**The problem**
Retype every line from the top of the entries down to the one with "lignans = [49, 52, 26, 23, 23, 26]", both included, and skip the pictures.

Entries with chart source code:
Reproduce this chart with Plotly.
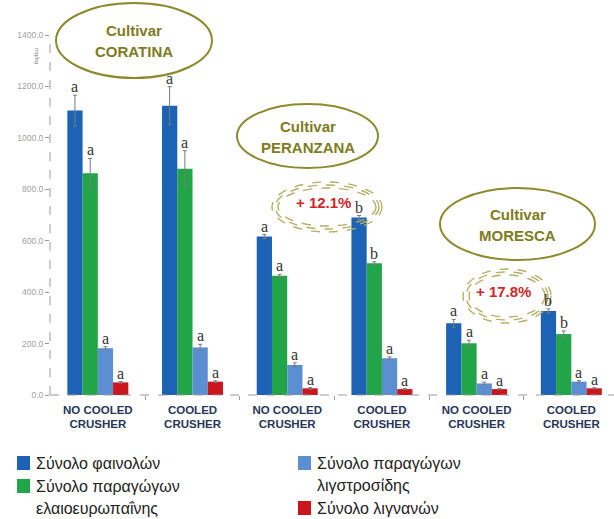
import plotly.graph_objects as go

# ---------------- data ----------------
categories = ["NO COOLED<br>CRUSHER", "COOLED<br>CRUSHER",
              "NO COOLED<br>CRUSHER", "COOLED<br>CRUSHER",
              "NO COOLED<br>CRUSHER", "COOLED<br>CRUSHER"]
series_names = ["Σύνολο φαινολών", "Σύνολο παραγώγων ελαιοευρωπαΐνης",
                "Σύνολο παραγώγων λιγστροσίδης", "Σύνολο λιγνανών"]
legend_lines = [["Σύνολο φαινολών"],
                ["Σύνολο παραγώγων", "ελαιοευρωπαΐνης"],
                ["Σύνολο παραγώγων", "λιγστροσίδης"],
                ["Σύνολο λιγνανών"]]

phenols = [1106, 1125, 616, 690, 279, 327]
oleuropein = [862, 880, 464, 512, 201, 237]
ligstroside = [182, 185, 117, 143, 45, 52]
lignans = [49, 52, 26, 23, 23, 26]

err_phenols = [60, 74, 8, 8, 15, 8]
err_oleuropein = [58, 70, 5, 6, 12, 12]
err_ligstroside = [6, 12, 8, 5, 5, 4]
err_lignans = [3, 3, 3, 2, 2, 2]

letters_phenols = ["a", "a", "a", "b", "a", "b"]
letters_oleuropein = ["a", "a", "a", "b", "a", "b"]
letters_ligstroside = ["a", "a", "a", "a", "a", "a"]
letters_lignans = ["a", "a", "a", "a", "a", "a"]

cultivars = ["CORATINA", "PERANZANA", "MORESCA"]
increase_labels = ["+ 12.1%", "+ 17.8%"]

y_ticks = [0, 200, 400, 600, 800, 1000, 1200, 1400]
unit_label = "mg/kg"

colors = ["#1d63b5", "#21a548", "#5b8fd2", "#c9171d"]

# ---------------- layout geometry ----------------
W, H = 614, 519
L, T = 50, 35
PW, PH = W - L, 360
B = H - T - PH

def px(x):
    return (x - L) / PW

def py(y):
    return (T + PH - y) / PH

values = [phenols, oleuropein, ligstroside, lignans]
errors = [err_phenols, err_oleuropein, err_ligstroside, err_lignans]
letters = [letters_phenols, letters_oleuropein, letters_ligstroside, letters_lignans]

xs = list(range(len(categories)))
bargap = 0.356
bw = (1 - bargap) / 4

fig = go.Figure()
for i in range(4):
    fig.add_trace(go.Bar(
        x=xs, y=values[i], name=series_names[i],
        marker=dict(color=colors[i], line=dict(width=0)),
        error_y=dict(type="data", array=errors[i], color="#7a7a7a",
                     thickness=1, width=2),
        showlegend=False,
    ))

annotations = []
# significance letters
for i in range(4):
    for j in xs:
        annotations.append(dict(
            x=j + (i - 1.5) * bw, y=values[i][j] + errors[i][j],
            xref="x", yref="y", text=letters[i][j], showarrow=False,
            yanchor="bottom", xanchor="center", yshift=-2,
            font=dict(family="Liberation Serif", size=16, color="#333333")))

shapes = []
# dashed axes
shapes.append(dict(type="line", xref="paper", yref="paper", x0=0, x1=0, y0=0, y1=1,
                   line=dict(color="#9a9a9a", width=1, dash="dash")))
shapes.append(dict(type="line", xref="paper", yref="paper", x0=0, x1=1, y0=0, y1=0,
                   line=dict(color="#9a9a9a", width=1, dash="dash")))

# cultivar ellipses
olive = "#8c8a2c"
olive_text = "#7e7c20"
cult_boxes = [(56, 212, 3, 78), (237, 378, 104, 168), (440, 595, 188, 260)]
for name, (x0, x1, y0, y1) in zip(cultivars, cult_boxes):
    shapes.append(dict(type="circle", xref="paper", yref="paper",
                       x0=px(x0), x1=px(x1), y0=py(y1), y1=py(y0),
                       line=dict(color=olive, width=2)))
    cx, cy = (x0 + x1) / 2, (y0 + y1) / 2
    annotations.append(dict(x=px(cx), y=py(cy - 10), xref="paper", yref="paper",
                            xanchor="center", yanchor="middle",
                            text="<b>Cultivar</b>", showarrow=False,
                            font=dict(family="Liberation Sans", size=15, color=olive_text)))
    annotations.append(dict(x=px(cx), y=py(cy + 11), xref="paper", yref="paper",
                            xanchor="center", yanchor="middle",
                            text="<b>" + name + "</b>", showarrow=False,
                            font=dict(family="Liberation Sans", size=15, color=olive_text)))

# dashed increase ellipses
inc_boxes = [(327, 207, 55, 25), (507, 296, 44, 27)]
for lab, (cx, cy, rx, ry) in zip(increase_labels, inc_boxes):
    for k in range(3):
        shapes.append(dict(type="circle", xref="paper", yref="paper",
                           x0=px(cx - rx + 3 * k), x1=px(cx + rx - 3 * k),
                           y0=py(cy + ry - 3 * k), y1=py(cy - ry + 3 * k),
                           line=dict(color="#b5af68", width=1.4, dash="dash")))
    annotations.append(dict(x=px(cx - 4), y=py(cy - 5), xref="paper", yref="paper",
                            xanchor="center", yanchor="middle",
                            text="<b>" + lab + "</b>", showarrow=False,
                            font=dict(family="Liberation Sans", size=15, color="#d3262c")))

# unit label
annotations.append(dict(x=px(37), y=py(56), xref="paper", yref="paper",
                        xanchor="center", yanchor="middle",
                        text=unit_label, showarrow=False, textangle=90,
                        font=dict(family="Liberation Sans", size=6, color="#888888")))

# custom legend
leg_pos = [(17, 463), (17, 486), (298, 463), (298, 508)]
for i, ((lx, ly), lines) in enumerate(zip(leg_pos, legend_lines)):
    shapes.append(dict(type="rect", xref="paper", yref="paper",
                       x0=px(lx), x1=px(lx + 13), y0=py(ly + 7), y1=py(ly - 7),
                       fillcolor=colors[i], line=dict(width=0)))
    for k, line in enumerate(lines):
        annotations.append(dict(x=px(lx + 17), y=py(ly + 22 * k), xref="paper", yref="paper",
                                text=line, showarrow=False, xanchor="left", yanchor="middle",
                                font=dict(family="Liberation Sans", size=16, color="#222222")))

fig.update_layout(
    width=W, height=H,
    margin=dict(l=L, r=0, t=T, b=B),
    paper_bgcolor="white", plot_bgcolor="white",
    barmode="group", bargap=bargap, bargroupgap=0,
    xaxis=dict(range=[-0.505, -0.505 + PW / 94.7], tickmode="array", tickvals=xs,
               ticktext=categories, showgrid=False, zeroline=False, showline=False,
               ticks="", ticklabelstandoff=6,
               tickfont=dict(family="Liberation Sans", size=11.5, color="#28365a",
                             weight="bold"),
               minor=dict(tickmode="array", tickvals=[0.5, 1.5, 2.5, 3.5, 4.5],
                          ticks="outside", ticklen=4, tickcolor="#9a9a9a", showgrid=False)),
    yaxis=dict(range=[0, 1400], tickmode="array", tickvals=y_ticks, tickformat=".1f",
               showgrid=False, zeroline=False, showline=False,
               ticks="outside", ticklen=4, tickcolor="#9a9a9a",
               tickfont=dict(family="Liberation Sans", size=8.5, color="#a0a0a0")),
    shapes=shapes, annotations=annotations,
)

fig.write_html("out.html", config={"displayModeBar": False},
               post_script="document.body.style.margin='0';")
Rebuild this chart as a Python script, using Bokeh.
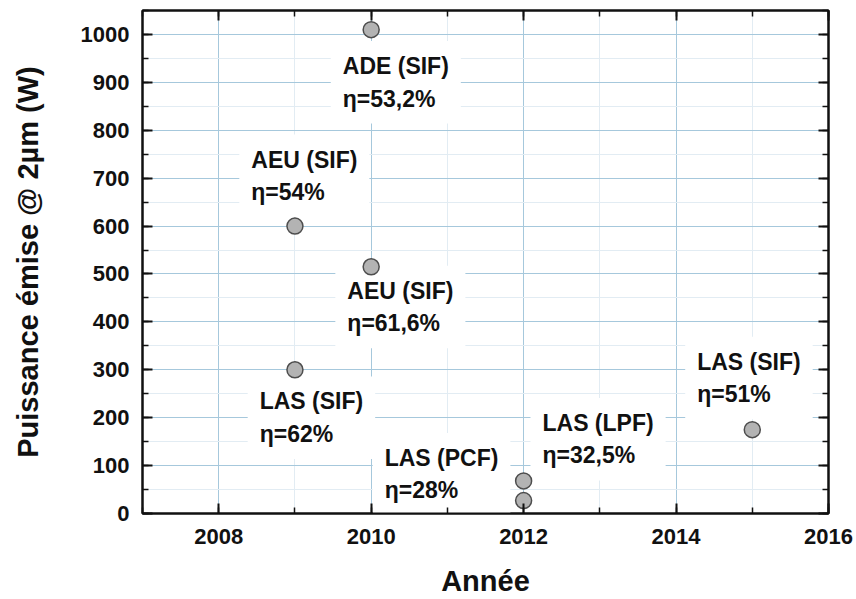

**Response to the exercise**
Reproduce this chart with Plotly.
import plotly.graph_objects as go

# ---------------- data ----------------
categories = ["NO COOLED<br>CRUSHER", "COOLED<br>CRUSHER",
              "NO COOLED<br>CRUSHER", "COOLED<br>CRUSHER",
              "NO COOLED<br>CRUSHER", "COOLED<br>CRUSHER"]
series_names = ["Σύνολο φαινολών", "Σύνολο παραγώγων ελαιοευρωπαΐνης",
                "Σύνολο παραγώγων λιγστροσίδης", "Σύνολο λιγνανών"]
legend_lines = [["Σύνολο φαινολών"],
                ["Σύνολο παραγώγων", "ελαιοευρωπαΐνης"],
                ["Σύνολο παραγώγων", "λιγστροσίδης"],
                ["Σύνολο λιγνανών"]]

phenols = [1106, 1125, 616, 690, 279, 327]
oleuropein = [862, 880, 464, 512, 201, 237]
ligstroside = [182, 185, 117, 143, 45, 52]
lignans = [49, 52, 26, 23, 23, 26]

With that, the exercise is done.